Dragons, Elves, and Heroes is an American anthology of fantasy short stories, edited by American writer Lin Carter. It was first published in paperback by Ballantine Books in October 1969 as the sixth volume of its Ballantine Adult Fantasy series. It was the first such anthology assembled by Carter for the series, issued simultaneously with the second, The Young Magicians.

==Summary==
The book collects nineteen early fantasy tales and poems by various authors, with an overall introduction and notes by Carter. Many of the pieces are medieval in date, and none later than the 19th century.

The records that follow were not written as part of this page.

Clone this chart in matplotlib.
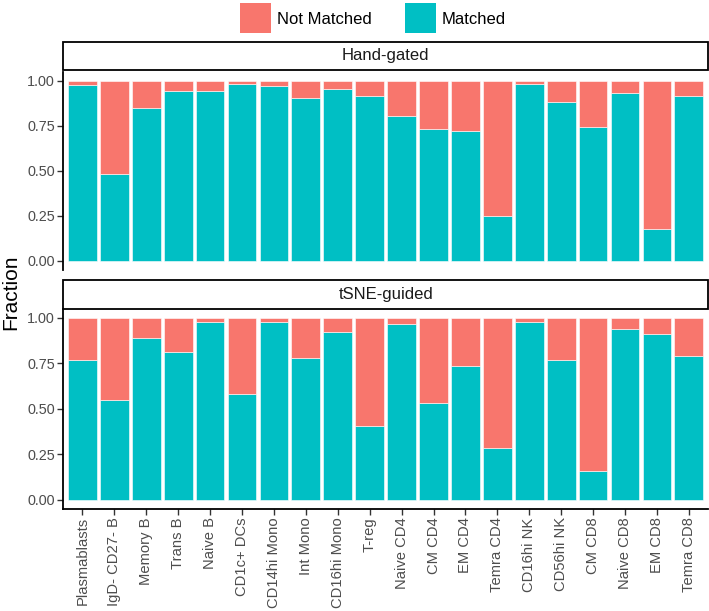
import matplotlib
matplotlib.use("Agg")
import matplotlib.pyplot as plt
from matplotlib.patches import Rectangle
import numpy as np

plt.rcParams['font.family'] = ['Liberation Sans', 'DejaVu Sans']

categories = ["Plasmablasts", "IgD- CD27- B", "Memory B", "Trans B", "Naive B",
              "CD1c+ DCs", "CD14hi Mono", "Int Mono", "CD16hi Mono", "T-reg",
              "Naive CD4", "CM CD4", "EM CD4", "Temra CD4", "CD16hi NK",
              "CD56hi NK", "CM CD8", "Naive CD8", "EM CD8", "Temra CD8"]

hand_gated_matched = [0.976, 0.480, 0.846, 0.944, 0.944, 0.980, 0.970, 0.902, 0.952, 0.915,
                      0.804, 0.730, 0.720, 0.248, 0.980, 0.881, 0.744, 0.933, 0.176, 0.915]
tsne_guided_matched = [0.769, 0.550, 0.887, 0.812, 0.974, 0.581, 0.978, 0.780, 0.922, 0.404,
                       0.967, 0.533, 0.734, 0.282, 0.974, 0.766, 0.157, 0.937, 0.910, 0.790]

panel_titles = ["Hand-gated", "tSNE-guided"]
legend_labels = ["Not Matched", "Matched"]
y_ticks = [0.00, 0.25, 0.50, 0.75, 1.00]
y_tick_labels = ["0.00", "0.25", "0.50", "0.75", "1.00"]

col_not = "#F8766D"
col_match = "#00BFC4"
txt_col = "#4D4D4D"

W, H = 709, 611
fig = plt.figure(figsize=(W / 100, H / 100), dpi=100)

def fx(px):
    return px / W

def fy(py):
    return 1 - py / H

left, right = 63.3, 708
panels = [(71.7, 270.0, 41.7, 70.0), (308.5, 509.0, 280.0, 309.0)]
data = [hand_gated_matched, tsne_guided_matched]

x = np.arange(len(categories))
for i, ((top, bot, st_top, st_bot), vals) in enumerate(zip(panels, data)):
    ax = fig.add_axes([fx(left), fy(bot), fx(right) - fx(left), fy(top) - fy(bot)])
    vals = np.array(vals)
    ax.bar(x, vals, width=0.9, color=col_match, edgecolor='white', linewidth=0.4)
    ax.bar(x, 1 - vals, bottom=vals, width=0.9, color=col_not, edgecolor='white', linewidth=0.4)
    ax.set_xlim(-0.6, len(categories) - 0.4)
    ax.set_ylim(-0.05, 1.05)
    ax.set_yticks(y_ticks)
    ax.set_yticklabels(y_tick_labels, fontsize=10.4, color=txt_col)
    for s in ['top', 'right']:
        ax.spines[s].set_visible(False)
    ax.spines['left'].set_linewidth(1.3)
    ax.tick_params(axis='y', length=4, width=1.0, color='#333333', pad=2)
    if i == 0:
        ax.spines['bottom'].set_visible(False)
        ax.set_xticks([])
    else:
        ax.spines['bottom'].set_linewidth(1.3)
        ax.set_xticks(x)
        ax.set_xticklabels(categories, rotation=90, fontsize=10.6, color=txt_col,
                           ha='center', va='top')
        ax.tick_params(axis='x', length=4, width=1.0, color='#333333', pad=2)
    # strip
    rect = Rectangle((fx(left), fy(st_bot)), fx(right) - fx(left), fy(st_top) - fy(st_bot),
                     transform=fig.transFigure, facecolor='white', edgecolor='black',
                     linewidth=1.3)
    fig.add_artist(rect)
    fig.text(fx((left + right) / 2), fy((st_top + st_bot) / 2), panel_titles[i],
             ha='center', va='center', fontsize=12, color='#1A1A1A')

fig.text(fx(11), fy(292), "Fraction", rotation=90, ha='center', va='center',
         fontsize=15, color='black')

# legend
legend_cols = [col_not, col_match]
key_x = [240.0, 405.0]
text_x = [276.7, 441.7]
for lab, c, kx, tx in zip(legend_labels, legend_cols, key_x, text_x):
    fig.add_artist(Rectangle((fx(kx), fy(33.0)), fx(31) , fy(3.3) - fy(33.0),
                             transform=fig.transFigure, facecolor=c, edgecolor='none'))
    fig.text(fx(tx), fy(19), lab, ha='left', va='center', fontsize=12, color='black')

fig.savefig("out.png", dpi=100)
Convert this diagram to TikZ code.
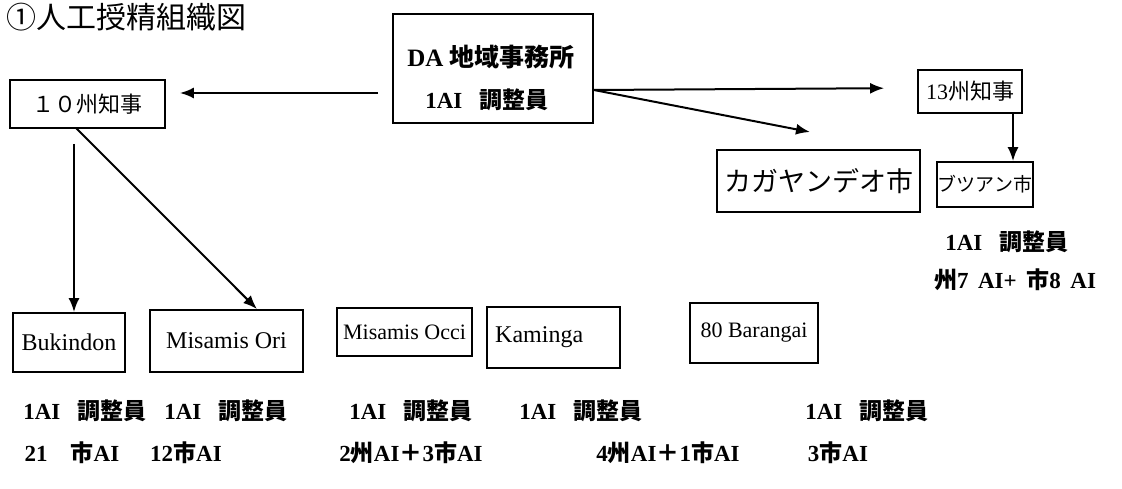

The anthology is a companion volume to Carter's subsequent Golden Cities, Far (1970), which also collects early fantasies.

==Contents==
- "Introduction: Over the Hills and Far Away" (Lin Carter)
- "The Ogre" - from Beowulf, translated by Norma Lorre Goodrich
- "The High History of the Sword Gram" - from the Völsunga saga, translated by William Morris
- "Manawyddan Son of the Boundless" - from the Mabinogion, retold by Kenneth Morris
- "Puck's Song" (poem) - from Puck of Pook's Hill, by Rudyard Kipling
- "Barrow-Wight" - from The Grettir Saga, translated by S. Baring-Gould
- "Fingal at the Siege of Carric-thura" - from The Poems of Ossian, by James Macpherson
- "The Sword of Avalon" - from Le Morte d'Arthur, by Thomas Malory
- "Tom O'Bedlam's Song" (poem), Anonymous
- "The Last Giant of the Elder Age" - from The Kiev Cycle, translated by Isabel Florence Hapgood
- "The Lost Words of Power" (poem) - from the Kalevala, translated by John Martin Crawford
- "Wonderful Things Beyond Cathay" - from Mandeville's Travels, edited by Arthur Layard
- "Prospero Evokes the Air Spirits" (poem) - from The Tempest, by William Shakespeare
- "The Lords of Faerie" - from The Faerie Queene, by Edmund Spenser
- "Tales of the Wisdom of the Ancients" - from The Gesta Romanorum, translated by Charles Swan and revised by Wynnard Hooper
- "The Magical Palace of Darkness" - from Palmerin of England, by Francisco de Moraes
- "Rustum Against the City of Demons" - from The Shah-Namah of Firdausi, in a version by Lin Carter
- "Childe Roland to the Dark Tower Came" (poem), by Robert Browning
- "The Princess of Babylon" - from The Romances of Voltaire
- "The Horns of Elfland" (poem), by Alfred, Lord Tennyson
- Untitled end note by Lin Carter

==Reception==
The book was reviewed by Tony Lewis in Locus no. 44, December 17, 1969, Paul Walker in Science Fiction Review, April 1970, Robert A. W. Lowndes in Bizarre Fantasy Tales no. 2, March 1971, Klaus Leicht in Magira no. 31, 1978, and Everett F. Bleiler in The Guide to Supernatural Fiction, 1983.